Are Siberians Hypoallergenic?

Are Siberians Hypoallergenic?
In 2005, in a joint non-published study with UC Davis, we found roughly half of Siberians produced substantially less Fel-d1 allergen than other domestic cats and other cat breeds. No other breed was found to have consistent changes in allergen level production. In connection with KittenTesting, we have tested over 1000 Siberian cats and kittens. Only 15% of Siberians are suitable for homes with moderate or acute cat allergies.  

What is Cat Allergen #1?
Fel d1 is the first allergen discovered in house cats. It is a small protein that seems to be a scent marker – possibly identifying self and group.  Allergens in plants and animals are given a number as they are identified, so Fel d 1 = (Feline domesticus allergen 1). At least eight significant cat allergens have been identified.

Do little kittens produce Fel d1?
Cat allergens begin to show in kittens by 11 weeks of age, and Fel d1 levels increase for several months.  (Our testing methods are calibrated for samples at 12-13 weeks.) Families with moderate to severe cat allergies should never agree to purchase a kitten that is much younger than 12 weeks old – and then only after snuggling with that specific kitten.

Do low allergen matings always produce low kittens?
No. There are many allergen mutations in Siberians, and most are additive. Mating a low-allergen sire and dam has the best chance of producing lower allergen kittens, but normal allergen kittens are found in most matings. Mating normal allergen Siberians will always produce normal allergen kittens.

Does fur length affect allergens?
Fur length does not increase or decrease the amount of allergen.  Cats remove allergen from the hair through grooming, but salivary allergen becomes airborne at the same time. Siberians do have a fine undercoat that can cause mild itching or eye irritation in sensitive individuals.

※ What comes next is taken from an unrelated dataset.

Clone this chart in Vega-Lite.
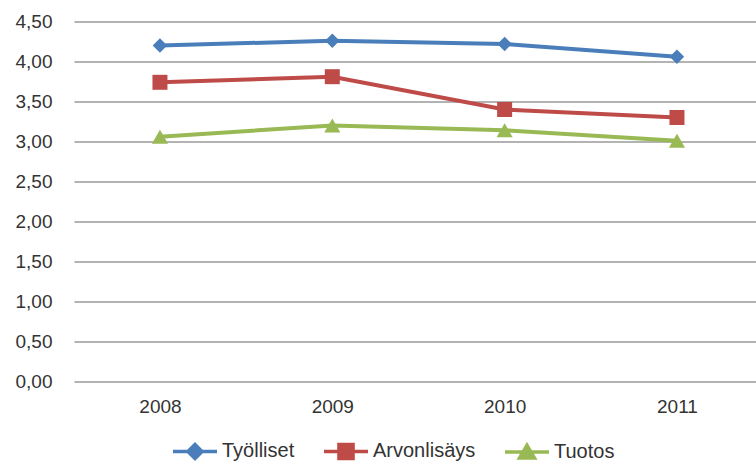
{
  "$schema": "https://vega.github.io/schema/vega-lite/v6.json",
  "width": 682,
  "height": 360,
  "autosize": {"type": "none"},
  "padding": {"left": 74, "top": 21.5, "right": 0, "bottom": 79.5},
  "background": "white",
  "config": {
    "view": {"stroke": null},
    "font": "Liberation Sans",
    "axis": {"labelFont": "Liberation Sans", "labelColor": "#333333", "labelFontSize": 19}
  },
  "data": {
    "values": [
      {"vuosi": "2008", "sarja": "Työlliset", "arvo": 4.20},
      {"vuosi": "2009", "sarja": "Työlliset", "arvo": 4.26},
      {"vuosi": "2010", "sarja": "Työlliset", "arvo": 4.22},
      {"vuosi": "2011", "sarja": "Työlliset", "arvo": 4.06},
      {"vuosi": "2008", "sarja": "Arvonlisäys", "arvo": 3.74},
      {"vuosi": "2009", "sarja": "Arvonlisäys", "arvo": 3.81},
      {"vuosi": "2010", "sarja": "Arvonlisäys", "arvo": 3.40},
      {"vuosi": "2011", "sarja": "Arvonlisäys", "arvo": 3.30},
      {"vuosi": "2008", "sarja": "Tuotos", "arvo": 3.06},
      {"vuosi": "2009", "sarja": "Tuotos", "arvo": 3.20},
      {"vuosi": "2010", "sarja": "Tuotos", "arvo": 3.14},
      {"vuosi": "2011", "sarja": "Tuotos", "arvo": 3.01}
    ]
  },
  "encoding": {
    "x": {
      "field": "vuosi", "type": "ordinal",
      "scale": {"type": "point", "padding": 0.4787, "align": 0.521},
      "axis": {"title": null, "domain": false, "ticks": false, "tickSize": 0, "labelPadding": 16, "labelAngle": 0, "grid": false}
    },
    "y": {
      "field": "arvo", "type": "quantitative",
      "scale": {"domain": [0, 4.5], "nice": false, "zero": true},
      "axis": {
        "title": null, "domain": false, "ticks": false, "tickSize": 0,
        "values": [0, 0.5, 1, 1.5, 2, 2.5, 3, 3.5, 4, 4.5],
        "labelExpr": "replace(format(datum.value, '.2f'), '.', ',')",
        "labelPadding": 22,
        "grid": true, "gridColor": "#9a9a9a", "gridWidth": 1.5
      }
    },
    "color": {
      "field": "sarja", "type": "nominal",
      "scale": {"domain": ["Työlliset", "Arvonlisäys", "Tuotos"], "range": ["#4a7ebb", "#be4b48", "#98b954"]},
      "legend": {
        "title": null, "orient": "none", "direction": "horizontal",
        "legendX": 97, "legendY": 405.5,
        "padding": 0,
        "symbolSize": 1936,
        "symbolStrokeWidth": 3.5,
        "labelFont": "Liberation Sans", "labelFontSize": 20, "labelColor": "#333333",
        "labelOffset": 3, "columnPadding": 22,
        "encode": {
          "symbols": {
            "update": {
              "shape": {"signal": "datum.value === 'Työlliset' ? 'M-1,0L1,0M0,-0.32L0.32,0L0,0.32L-0.32,0Z' : datum.value === 'Arvonlisäys' ? 'M-1,0L1,0M-0.32,-0.32L0.32,-0.32L0.32,0.32L-0.32,0.32Z' : 'M-1,0L1,0M0,-0.3L0.34,0.28L-0.34,0.28Z'"},
              "size": {"value": 1936},
              "fill": {"signal": "scale('color', datum.value)"},
              "stroke": {"signal": "scale('color', datum.value)"},
              "strokeWidth": {"value": 3.5},
              "opacity": {"value": 1},
              "fillOpacity": {"value": 1}
            }
          }
        }
      }
    }
  },
  "layer": [
    {"mark": {"type": "line", "strokeWidth": 4}},
    {
      "transform": [{"filter": "datum.sarja === 'Työlliset'"}],
      "mark": {"type": "point", "filled": true, "opacity": 1, "shape": "diamond", "size": 210}
    },
    {
      "transform": [{"filter": "datum.sarja === 'Arvonlisäys'"}],
      "mark": {"type": "point", "filled": true, "opacity": 1, "shape": "square", "size": 225}
    },
    {
      "transform": [{"filter": "datum.sarja === 'Tuotos'"}],
      "mark": {"type": "point", "filled": true, "opacity": 1, "shape": "triangle-up", "size": 260}
    }
  ]
}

Does color affect allergen?
Coat color is not related to allergen levels in Siberians, with one exception: Silver, Smoke, Bi-Metallic Siberians were produced in Siberians through outcrossing with Persian. These colors are typically very high allergen. Why these colors produce higher allergens is unknown at this time.

What about Neva (Colorpoint) Siberians?
Early colorpoint Siberians from the St. Petersburg region tended to be much lower allergen than Traditional (Black Amber Tabby), but low-allergen mutations are now found throughout the Siberian breed.  In the US, colorpoints are registered as Siberian, but in several foreign registries Neva are considered a separate Russian breed.  

Do males produce more allergen?
Cat allergen is hormonally controlled, with non-neutered males producing the highest levels. After neutering, Fel d1 allergen levels in males and females are similar. Allergen levels of exceptionally low allergen Siberian males do not seem to change as much with neutering.

Where is Fel d1 produced?
Fel-d1 is produced in the saliva, oil glands in the skin, and the perianal glands. During grooming, Fel-d1 from saliva becomes airborne. Allergen on the fur is oily and transfers easily to clothing, carpet, and upholstery. Litter boxes contain the highest amount of cat allergens.